China should adopt a high level of opening-up to establish a high-quality market economy and ensure the decisive role of the market in resource allocation. It has built a market economy of socialism over the past four decades, but the system is far from perfect.
For starters, government intervention persists at all levels. China's service sector has yet to open up to foreign players, and the reform of State-owned enterprises faces stagnation. To tackle such problems, China needs to give full play to the market in resource allocation. It should open up its service sector and let SOEs, domestic private enterprises and foreign companies compete on a level playing field.
China needs to prioritize competition - the "invisible hand" and a crucial indicator of a market economy. A competitive market requires the government to stay in the back seat and the market to take the driver's seat. It has to follow internationally accepted trading rules and create a fair and equal environment for market competition. For instance, it should scale back industrial subsidies.
Chinese tech giants like Huawei, Tencent, Alibaba and Baidu have grown bigger not because of government subsidies or industrial policies, but because of market competition. On the contrary, heavily subsidized enterprises seldom become successful or competitive.
As the Chinese market economy matures, subsidies and some industrial policies have strangled creativity and spawned unfair competition. Enterprises, not government, should assume the leading role in industrial upgrading and transformation. Entrepreneurship, not government intervention, will conquer new grounds in innovation.
In China, local governments' turf wars have impeded market competition. For instance, the inconsistent technology standards and trade barriers set up by local authorities have taken a toll on the market of new energy vehicles. About 70 percent of these cars are produced and sold locally. The car producers got sidelined when the local governments got involved, causing redundancy, overcapacity and low efficiency in resource allocation. In 2008, only 2 million new energy vehicles were sold, but the manufacturing capacity reached 20 million.
Private enterprises do not receive the same treatment as SOEs, and the inequality is glaring. Private companies, which contribute more than 60 percent of the national GDP, get only 20 percent of total financing, at a cost 1.5 percent to 2.5 percent higher than SOEs.
A more credible government aiming for a fairer market environment should reform on many fronts. It should press ahead with the SOE reforms. It should ensure that State-owned and private enterprises have equal access to capital and other resource factors. It should step up intellectual property protection to unleash creativity and entrepreneurship. It should streamline the local governments and remove administrative approvals and requirements that have become incompatible or obsolete with current economic development.
Fair competition, not market conduct, should top the supervision agenda of the Chinese government. Governments of market economies are obliged to keep an eye on the market to avoid foul play. The reform in the Chinese government's supervision has just started. Since market share cannot be viewed as the sole criterion of monopoly in e-business, then how could the Chinese watchdogs detect monopoly and unfair competition in its booming digital economy?
The rapid increase in service consumption and the growing service sector are pushing Chinese supervisors to focus on service.
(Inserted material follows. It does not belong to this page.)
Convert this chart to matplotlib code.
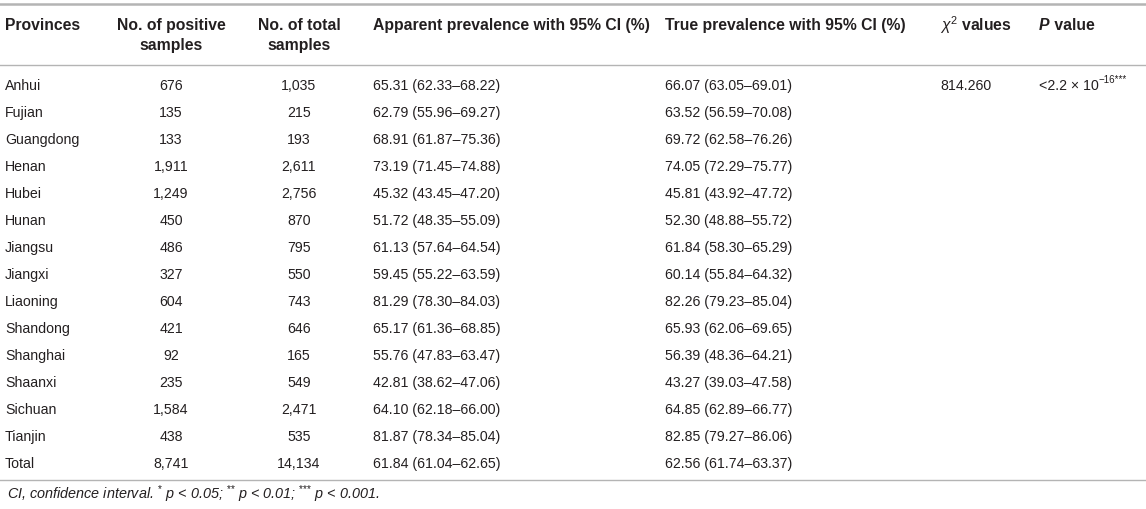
import matplotlib
matplotlib.use("Agg")
import matplotlib.pyplot as plt

plt.rcParams['font.family'] = ['Liberation Sans', 'DejaVu Sans']
plt.rcParams['mathtext.fontset'] = 'custom'
plt.rcParams['mathtext.rm'] = 'Liberation Sans'
plt.rcParams['mathtext.it'] = 'Liberation Sans:italic'
plt.rcParams['mathtext.bf'] = 'Liberation Sans:bold'

provinces = ["Anhui", "Fujian", "Guangdong", "Henan", "Hubei", "Hunan", "Jiangsu",
             "Jiangxi", "Liaoning", "Shandong", "Shanghai", "Shaanxi", "Sichuan",
             "Tianjin", "Total"]
n_positive = [676, 135, 133, 1911, 1249, 450, 486, 327, 604, 421, 92, 235, 1584, 438, 8741]
n_total = [1035, 215, 193, 2611, 2756, 870, 795, 550, 743, 646, 165, 549, 2471, 535, 14134]
apparent = [65.31, 62.79, 68.91, 73.19, 45.32, 51.72, 61.13, 59.45, 81.29, 65.17,
            55.76, 42.81, 64.10, 81.87, 61.84]
apparent_lo = [62.33, 55.96, 61.87, 71.45, 43.45, 48.35, 57.64, 55.22, 78.30, 61.36,
               47.83, 38.62, 62.18, 78.34, 61.04]
apparent_hi = [68.22, 69.27, 75.36, 74.88, 47.20, 55.09, 64.54, 63.59, 84.03, 68.85,
               63.47, 47.06, 66.00, 85.04, 62.65]
true_prev = [66.07, 63.52, 69.72, 74.05, 45.81, 52.30, 61.84, 60.14, 82.26, 65.93,
             56.39, 43.27, 64.85, 82.85, 62.56]
true_lo = [63.05, 56.59, 62.58, 72.29, 43.92, 48.88, 58.30, 55.84, 79.23, 62.06,
           48.36, 39.03, 62.89, 79.27, 61.74]
true_hi = [69.01, 70.08, 76.26, 75.77, 47.72, 55.72, 65.29, 64.32, 85.04, 69.65,
           64.21, 47.58, 66.77, 86.06, 63.37]
chi2_value = "814.260"
p_base = "<2.2 × 10"
p_exp = "−16***"

W, H = 1146, 509
fig = plt.figure(figsize=(W / 100, H / 100), dpi=100)
ax = fig.add_axes([0, 0, 1, 1])
ax.set_xlim(0, W)
ax.set_ylim(H, 0)
ax.axis('off')

txt = '#231f20'
line_col = '#b4b4b4'
fs = 10.2      # body
hfs = 11.3     # header

# column positions
x_prov, x_pos, x_tot, x_app, x_true, x_chi, x_p = 5, 171, 299, 373, 665, 940, 1039

# rules
ax.plot([0, W], [4, 4], color=line_col, lw=1.8)
ax.plot([0, W], [65, 65], color=line_col, lw=1.0)
ax.plot([0, W], [480, 480], color=line_col, lw=1.0)

# header
hy1, hy2 = 25, 45
hkw = dict(fontsize=hfs, fontweight='bold', color=txt, va='center')
ax.text(x_prov, hy1, "Provinces", **hkw)
ax.text(x_pos, hy1, "No. of positive", ha='center', **hkw)
ax.text(x_pos, hy2, "samples", ha='center', **hkw)
ax.text(x_tot, hy1, "No. of total", ha='center', **hkw)
ax.text(x_tot, hy2, "samples", ha='center', **hkw)
ax.text(x_app, hy1, "Apparent prevalence with 95% CI (%)", **hkw)
ax.text(x_true, hy1, "True prevalence with 95% CI (%)", **hkw)
ax.text(x_chi, hy1, r"$\chi^{2}$ values", **hkw)
tp = ax.text(x_p, hy1, "P", style='italic', **hkw)
ax.annotate(" value", xy=(1, 0.5), xycoords=tp, **hkw)

# body
y0, dy = 86, 27
bkw = dict(fontsize=fs, color=txt, va='center')
for i, prov in enumerate(provinces):
    y = y0 + i * dy
    ax.text(x_prov, y, prov, **bkw)
    ax.text(x_pos, y, f"{n_positive[i]:,}", ha='center', **bkw)
    ax.text(x_tot, y, f"{n_total[i]:,}", ha='center', **bkw)
    ax.text(x_app, y, f"{apparent[i]:.2f} ({apparent_lo[i]:.2f}–{apparent_hi[i]:.2f})", **bkw)
    ax.text(x_true, y, f"{true_prev[i]:.2f} ({true_lo[i]:.2f}–{true_hi[i]:.2f})", **bkw)

ax.text(x_chi, y0, chi2_value, **bkw)
pb = ax.text(x_p, y0, p_base, **bkw)
ax.annotate(p_exp, xy=(1, 0.55), xycoords=pb, fontsize=7, color=txt, va='bottom')

# footnote
ax.text(x_prov + 2, 494,
        r"CI, confidence interval. ${}^{\text{*}}$ p < 0.05; ${}^{\text{**}}$ p < 0.01; "
        r"${}^{\text{***}}$ p < 0.001.",
        fontsize=10.4, style='italic', color=txt, va='center')

fig.savefig("out.png", dpi=100)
China should learn from international examples to establish its own supervising system for the digital economy, and adopt international industrial and supervision standards for food, medicine and finance.
Governments at all levels and official policies of all industries should be subject to a review system of fair competition.
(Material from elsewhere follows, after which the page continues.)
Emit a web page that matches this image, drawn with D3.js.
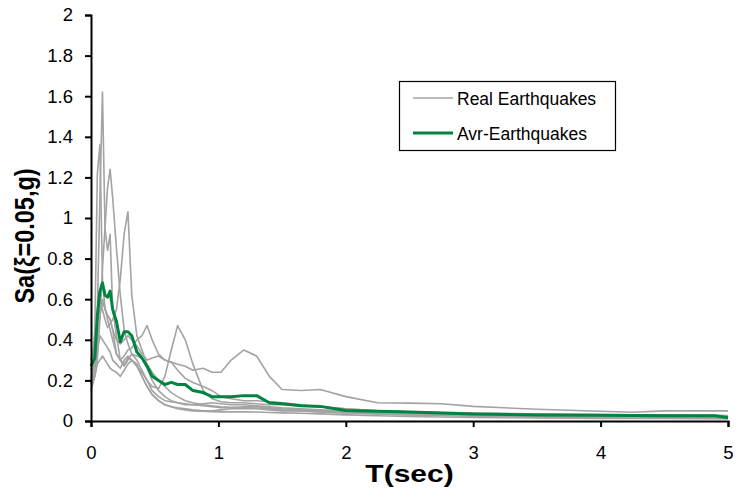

China should roll out a raft of measures to tackle administrative monopoly, the crux of its reform in market supervision. Chinese manufacturing is 90 percent exposed to market forces, but the investment from private enterprises accounts for less than 50 percent in the service sector. As a result, China should adjust the Anti-Monopoly Law, which does not apply to such administrative monopoly.
The amendment cannot wait. It should include details about fair competition review and administrative monopoly. The Anti-Monopoly Commission under the State Council as well as the State Administration for Market Regulation, as official organs that fight monopoly and unfair competition, should not remain toothless, but become empowered.
The author is president of the China Institute for Reform and Development. The views do not necessarily reflect those of China Daily.